Description of the task - Give every line of the data again, unchanged, but with no pictures.

....

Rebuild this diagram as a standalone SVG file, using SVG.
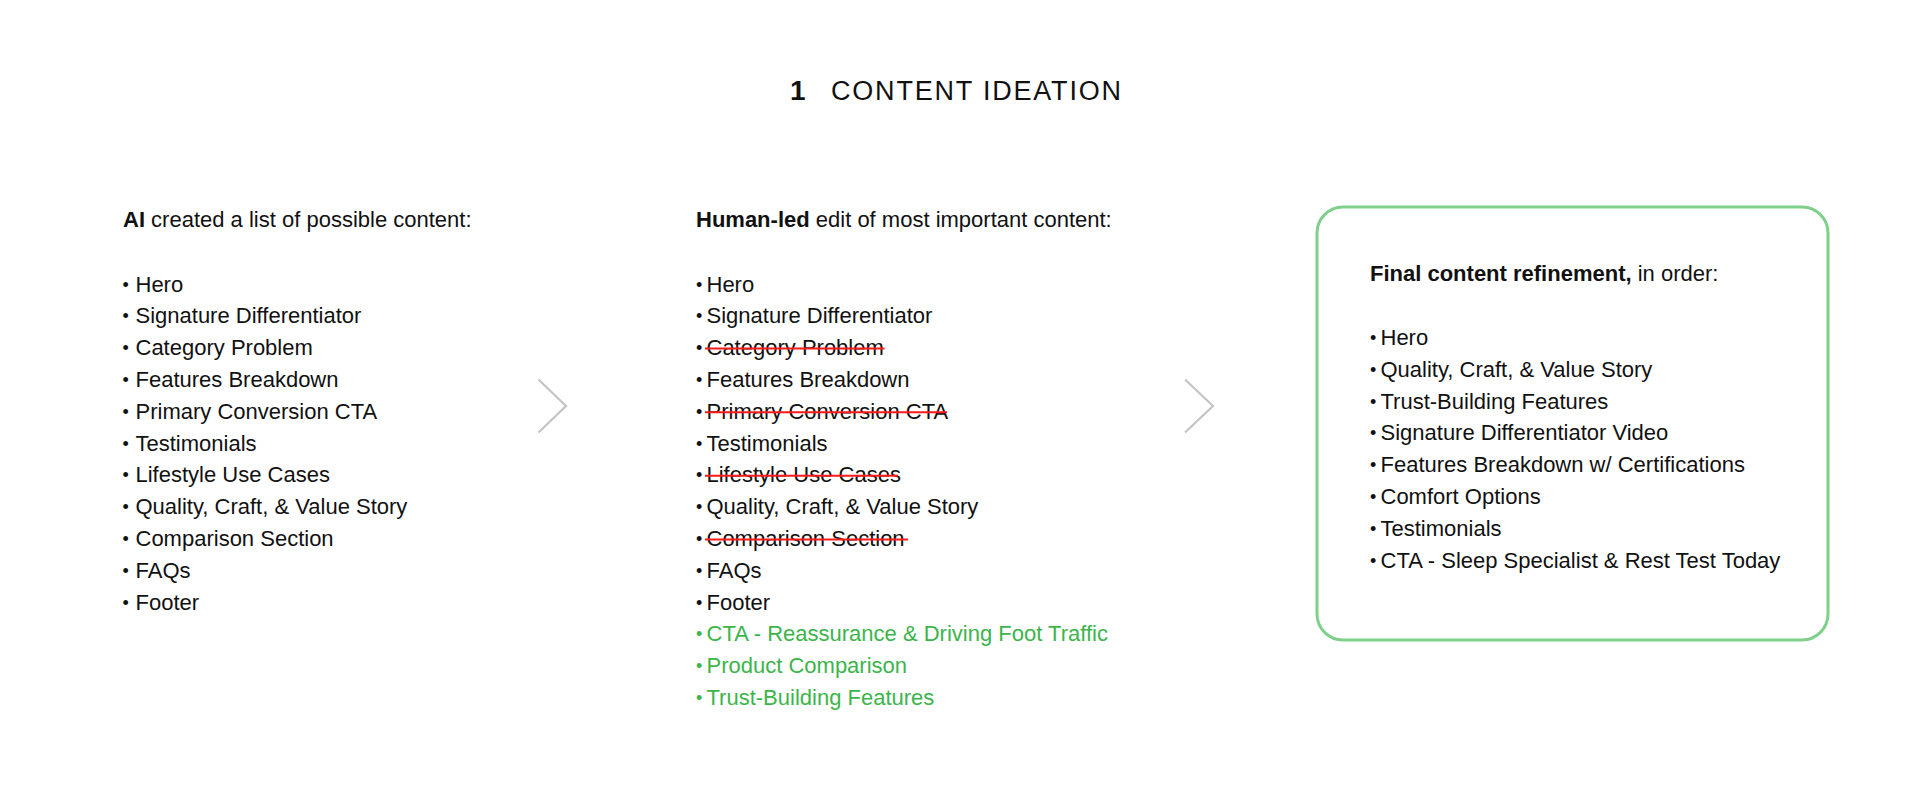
<svg xmlns="http://www.w3.org/2000/svg" width="1920" height="808" viewBox="0 0 1920 808">
  <style>
    text { font-family: "Liberation Sans", Arial, Helvetica, sans-serif; font-size: 22px; fill: #111111; }
    .b { font-weight: bold; }
    .bl { font-size: 18px; }
    .title { font-size: 27px; letter-spacing: 1.8px; }
    .titlenum { font-size: 28px; font-weight: bold; }
    .green { fill: #3cb54b; }
    .strike { stroke: #ff1a1a; stroke-width: 2; }
    .chev { fill: none; stroke: #c4c4c4; stroke-width: 2.2; }
    .box { fill: #ffffff; stroke: #7fd08a; stroke-width: 3; }
  </style>
  <rect width="1920" height="808" fill="#ffffff"/>

  <g id="title">
    <text class="titlenum" x="790" y="100">1</text>
    <text class="title" x="831" y="100">CONTENT IDEATION</text>
  </g>

  <g id="col-ai">
    <text x="123" y="227"><tspan class="b">AI</tspan> created a list of possible content:</text>
    <text x="122.5" y="291.5"><tspan class="bl" dy="-1">•</tspan><tspan x="135.5" dy="1">Hero</tspan></text>
    <text x="122.5" y="323.3"><tspan class="bl" dy="-1">•</tspan><tspan x="135.5" dy="1">Signature Differentiator</tspan></text>
    <text x="122.5" y="355.1"><tspan class="bl" dy="-1">•</tspan><tspan x="135.5" dy="1">Category Problem</tspan></text>
    <text x="122.5" y="386.9"><tspan class="bl" dy="-1">•</tspan><tspan x="135.5" dy="1">Features Breakdown</tspan></text>
    <text x="122.5" y="418.7"><tspan class="bl" dy="-1">•</tspan><tspan x="135.5" dy="1">Primary Conversion CTA</tspan></text>
    <text x="122.5" y="450.5"><tspan class="bl" dy="-1">•</tspan><tspan x="135.5" dy="1">Testimonials</tspan></text>
    <text x="122.5" y="482.3"><tspan class="bl" dy="-1">•</tspan><tspan x="135.5" dy="1">Lifestyle Use Cases</tspan></text>
    <text x="122.5" y="514.1"><tspan class="bl" dy="-1">•</tspan><tspan x="135.5" dy="1">Quality, Craft, &amp; Value Story</tspan></text>
    <text x="122.5" y="545.9"><tspan class="bl" dy="-1">•</tspan><tspan x="135.5" dy="1">Comparison Section</tspan></text>
    <text x="122.5" y="577.7"><tspan class="bl" dy="-1">•</tspan><tspan x="135.5" dy="1">FAQs</tspan></text>
    <text x="122.5" y="609.5"><tspan class="bl" dy="-1">•</tspan><tspan x="135.5" dy="1">Footer</tspan></text>
  </g>

  <g id="col-human">
    <text x="696" y="227"><tspan class="b">Human-led</tspan> edit of most important content:</text>
    <text x="696" y="291.5"><tspan class="bl" dy="-1">•</tspan><tspan x="706.5" dy="1">Hero</tspan></text>
    <text x="696" y="323.3"><tspan class="bl" dy="-1">•</tspan><tspan x="706.5" dy="1">Signature Differentiator</tspan></text>
    <text x="696" y="355.1"><tspan class="bl" dy="-1">•</tspan><tspan x="706.5" dy="1">Category Problem</tspan></text>
    <text x="696" y="386.9"><tspan class="bl" dy="-1">•</tspan><tspan x="706.5" dy="1">Features Breakdown</tspan></text>
    <text x="696" y="418.7"><tspan class="bl" dy="-1">•</tspan><tspan x="706.5" dy="1">Primary Conversion CTA</tspan></text>
    <text x="696" y="450.5"><tspan class="bl" dy="-1">•</tspan><tspan x="706.5" dy="1">Testimonials</tspan></text>
    <text x="696" y="482.3"><tspan class="bl" dy="-1">•</tspan><tspan x="706.5" dy="1">Lifestyle Use Cases</tspan></text>
    <text x="696" y="514.1"><tspan class="bl" dy="-1">•</tspan><tspan x="706.5" dy="1">Quality, Craft, &amp; Value Story</tspan></text>
    <text x="696" y="545.9"><tspan class="bl" dy="-1">•</tspan><tspan x="706.5" dy="1">Comparison Section</tspan></text>
    <text x="696" y="577.7"><tspan class="bl" dy="-1">•</tspan><tspan x="706.5" dy="1">FAQs</tspan></text>
    <text x="696" y="609.5"><tspan class="bl" dy="-1">•</tspan><tspan x="706.5" dy="1">Footer</tspan></text>
    <text class="green" x="696" y="641.3"><tspan class="bl" dy="-1">•</tspan><tspan x="706.5" dy="1">CTA - Reassurance &amp; Driving Foot Traffic</tspan></text>
    <text class="green" x="696" y="673.1"><tspan class="bl" dy="-1">•</tspan><tspan x="706.5" dy="1">Product Comparison</tspan></text>
    <text class="green" x="696" y="704.9"><tspan class="bl" dy="-1">•</tspan><tspan x="706.5" dy="1">Trust-Building Features</tspan></text>
    <line class="strike" x1="705" y1="348.6" x2="884.5" y2="348.6"/>
    <line class="strike" x1="705" y1="412.2" x2="947" y2="412.2"/>
    <line class="strike" x1="705" y1="475.8" x2="898" y2="475.8"/>
    <line class="strike" x1="705" y1="539.4" x2="908" y2="539.4"/>
  </g>

  <g id="col-final">
    <rect class="box" x="1317" y="207" width="511" height="433" rx="26" ry="26"/>
    <text x="1370" y="281"><tspan class="b">Final content refinement,</tspan> in order:</text>
    <text x="1370" y="345"><tspan class="bl" dy="-1">•</tspan><tspan x="1380.5" dy="1">Hero</tspan></text>
    <text x="1370" y="376.8"><tspan class="bl" dy="-1">•</tspan><tspan x="1380.5" dy="1">Quality, Craft, &amp; Value Story</tspan></text>
    <text x="1370" y="408.6"><tspan class="bl" dy="-1">•</tspan><tspan x="1380.5" dy="1">Trust-Building Features</tspan></text>
    <text x="1370" y="440.4"><tspan class="bl" dy="-1">•</tspan><tspan x="1380.5" dy="1">Signature Differentiator Video</tspan></text>
    <text x="1370" y="472.2"><tspan class="bl" dy="-1">•</tspan><tspan x="1380.5" dy="1">Features Breakdown w/ Certifications</tspan></text>
    <text x="1370" y="504"><tspan class="bl" dy="-1">•</tspan><tspan x="1380.5" dy="1">Comfort Options</tspan></text>
    <text x="1370" y="535.8"><tspan class="bl" dy="-1">•</tspan><tspan x="1380.5" dy="1">Testimonials</tspan></text>
    <text x="1370" y="567.6"><tspan class="bl" dy="-1">•</tspan><tspan x="1380.5" dy="1">CTA - Sleep Specialist &amp; Rest Test Today</tspan></text>
  </g>

  <g id="connectors">
    <polyline class="chev" points="538.5,379.5 566,406 538.5,432.5"/>
    <polyline class="chev" points="1185,379.5 1213,406 1185,432.5"/>
  </g>
</svg>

....

Correct result -
Rebuild this diagram as a standalone SVG file, using SVG.
<svg xmlns="http://www.w3.org/2000/svg" width="1920" height="808" viewBox="0 0 1920 808">
  <style>
    text { font-family: "Liberation Sans", Arial, Helvetica, sans-serif; font-size: 22px; fill: #111111; }
    .b { font-weight: bold; }
    .bl { font-size: 18px; }
    .title { font-size: 27px; letter-spacing: 1.8px; }
    .titlenum { font-size: 28px; font-weight: bold; }
    .green { fill: #3cb54b; }
    .strike { stroke: #ff1a1a; stroke-width: 2; }
    .chev { fill: none; stroke: #c4c4c4; stroke-width: 2.2; }
    .box { fill: #ffffff; stroke: #7fd08a; stroke-width: 3; }
  </style>
  <rect width="1920" height="808" fill="#ffffff"/>

  <g id="title">
    <text class="titlenum" x="790" y="100">1</text>
    <text class="title" x="831" y="100">CONTENT IDEATION</text>
  </g>

  <g id="col-ai">
    <text x="123" y="227"><tspan class="b">AI</tspan> created a list of possible content:</text>
    <text x="122.5" y="291.5"><tspan class="bl" dy="-1">•</tspan><tspan x="135.5" dy="1">Hero</tspan></text>
    <text x="122.5" y="323.3"><tspan class="bl" dy="-1">•</tspan><tspan x="135.5" dy="1">Signature Differentiator</tspan></text>
    <text x="122.5" y="355.1"><tspan class="bl" dy="-1">•</tspan><tspan x="135.5" dy="1">Category Problem</tspan></text>
    <text x="122.5" y="386.9"><tspan class="bl" dy="-1">•</tspan><tspan x="135.5" dy="1">Features Breakdown</tspan></text>
    <text x="122.5" y="418.7"><tspan class="bl" dy="-1">•</tspan><tspan x="135.5" dy="1">Primary Conversion CTA</tspan></text>
    <text x="122.5" y="450.5"><tspan class="bl" dy="-1">•</tspan><tspan x="135.5" dy="1">Testimonials</tspan></text>
    <text x="122.5" y="482.3"><tspan class="bl" dy="-1">•</tspan><tspan x="135.5" dy="1">Lifestyle Use Cases</tspan></text>
    <text x="122.5" y="514.1"><tspan class="bl" dy="-1">•</tspan><tspan x="135.5" dy="1">Quality, Craft, &amp; Value Story</tspan></text>
    <text x="122.5" y="545.9"><tspan class="bl" dy="-1">•</tspan><tspan x="135.5" dy="1">Comparison Section</tspan></text>
    <text x="122.5" y="577.7"><tspan class="bl" dy="-1">•</tspan><tspan x="135.5" dy="1">FAQs</tspan></text>
    <text x="122.5" y="609.5"><tspan class="bl" dy="-1">•</tspan><tspan x="135.5" dy="1">Footer</tspan></text>
  </g>

  <g id="col-human">
    <text x="696" y="227"><tspan class="b">Human-led</tspan> edit of most important content:</text>
    <text x="696" y="291.5"><tspan class="bl" dy="-1">•</tspan><tspan x="706.5" dy="1">Hero</tspan></text>
    <text x="696" y="323.3"><tspan class="bl" dy="-1">•</tspan><tspan x="706.5" dy="1">Signature Differentiator</tspan></text>
    <text x="696" y="355.1"><tspan class="bl" dy="-1">•</tspan><tspan x="706.5" dy="1">Category Problem</tspan></text>
    <text x="696" y="386.9"><tspan class="bl" dy="-1">•</tspan><tspan x="706.5" dy="1">Features Breakdown</tspan></text>
    <text x="696" y="418.7"><tspan class="bl" dy="-1">•</tspan><tspan x="706.5" dy="1">Primary Conversion CTA</tspan></text>
    <text x="696" y="450.5"><tspan class="bl" dy="-1">•</tspan><tspan x="706.5" dy="1">Testimonials</tspan></text>
    <text x="696" y="482.3"><tspan class="bl" dy="-1">•</tspan><tspan x="706.5" dy="1">Lifestyle Use Cases</tspan></text>
    <text x="696" y="514.1"><tspan class="bl" dy="-1">•</tspan><tspan x="706.5" dy="1">Quality, Craft, &amp; Value Story</tspan></text>
    <text x="696" y="545.9"><tspan class="bl" dy="-1">•</tspan><tspan x="706.5" dy="1">Comparison Section</tspan></text>
    <text x="696" y="577.7"><tspan class="bl" dy="-1">•</tspan><tspan x="706.5" dy="1">FAQs</tspan></text>
    <text x="696" y="609.5"><tspan class="bl" dy="-1">•</tspan><tspan x="706.5" dy="1">Footer</tspan></text>
    <text class="green" x="696" y="641.3"><tspan class="bl" dy="-1">•</tspan><tspan x="706.5" dy="1">CTA - Reassurance &amp; Driving Foot Traffic</tspan></text>
    <text class="green" x="696" y="673.1"><tspan class="bl" dy="-1">•</tspan><tspan x="706.5" dy="1">Product Comparison</tspan></text>
    <text class="green" x="696" y="704.9"><tspan class="bl" dy="-1">•</tspan><tspan x="706.5" dy="1">Trust-Building Features</tspan></text>
    <line class="strike" x1="705" y1="348.6" x2="884.5" y2="348.6"/>
    <line class="strike" x1="705" y1="412.2" x2="947" y2="412.2"/>
    <line class="strike" x1="705" y1="475.8" x2="898" y2="475.8"/>
    <line class="strike" x1="705" y1="539.4" x2="908" y2="539.4"/>
  </g>

  <g id="col-final">
    <rect class="box" x="1317" y="207" width="511" height="433" rx="26" ry="26"/>
    <text x="1370" y="281"><tspan class="b">Final content refinement,</tspan> in order:</text>
    <text x="1370" y="345"><tspan class="bl" dy="-1">•</tspan><tspan x="1380.5" dy="1">Hero</tspan></text>
    <text x="1370" y="376.8"><tspan class="bl" dy="-1">•</tspan><tspan x="1380.5" dy="1">Quality, Craft, &amp; Value Story</tspan></text>
    <text x="1370" y="408.6"><tspan class="bl" dy="-1">•</tspan><tspan x="1380.5" dy="1">Trust-Building Features</tspan></text>
    <text x="1370" y="440.4"><tspan class="bl" dy="-1">•</tspan><tspan x="1380.5" dy="1">Signature Differentiator Video</tspan></text>
    <text x="1370" y="472.2"><tspan class="bl" dy="-1">•</tspan><tspan x="1380.5" dy="1">Features Breakdown w/ Certifications</tspan></text>
    <text x="1370" y="504"><tspan class="bl" dy="-1">•</tspan><tspan x="1380.5" dy="1">Comfort Options</tspan></text>
    <text x="1370" y="535.8"><tspan class="bl" dy="-1">•</tspan><tspan x="1380.5" dy="1">Testimonials</tspan></text>
    <text x="1370" y="567.6"><tspan class="bl" dy="-1">•</tspan><tspan x="1380.5" dy="1">CTA - Sleep Specialist &amp; Rest Test Today</tspan></text>
  </g>

  <g id="connectors">
    <polyline class="chev" points="538.5,379.5 566,406 538.5,432.5"/>
    <polyline class="chev" points="1185,379.5 1213,406 1185,432.5"/>
  </g>
</svg>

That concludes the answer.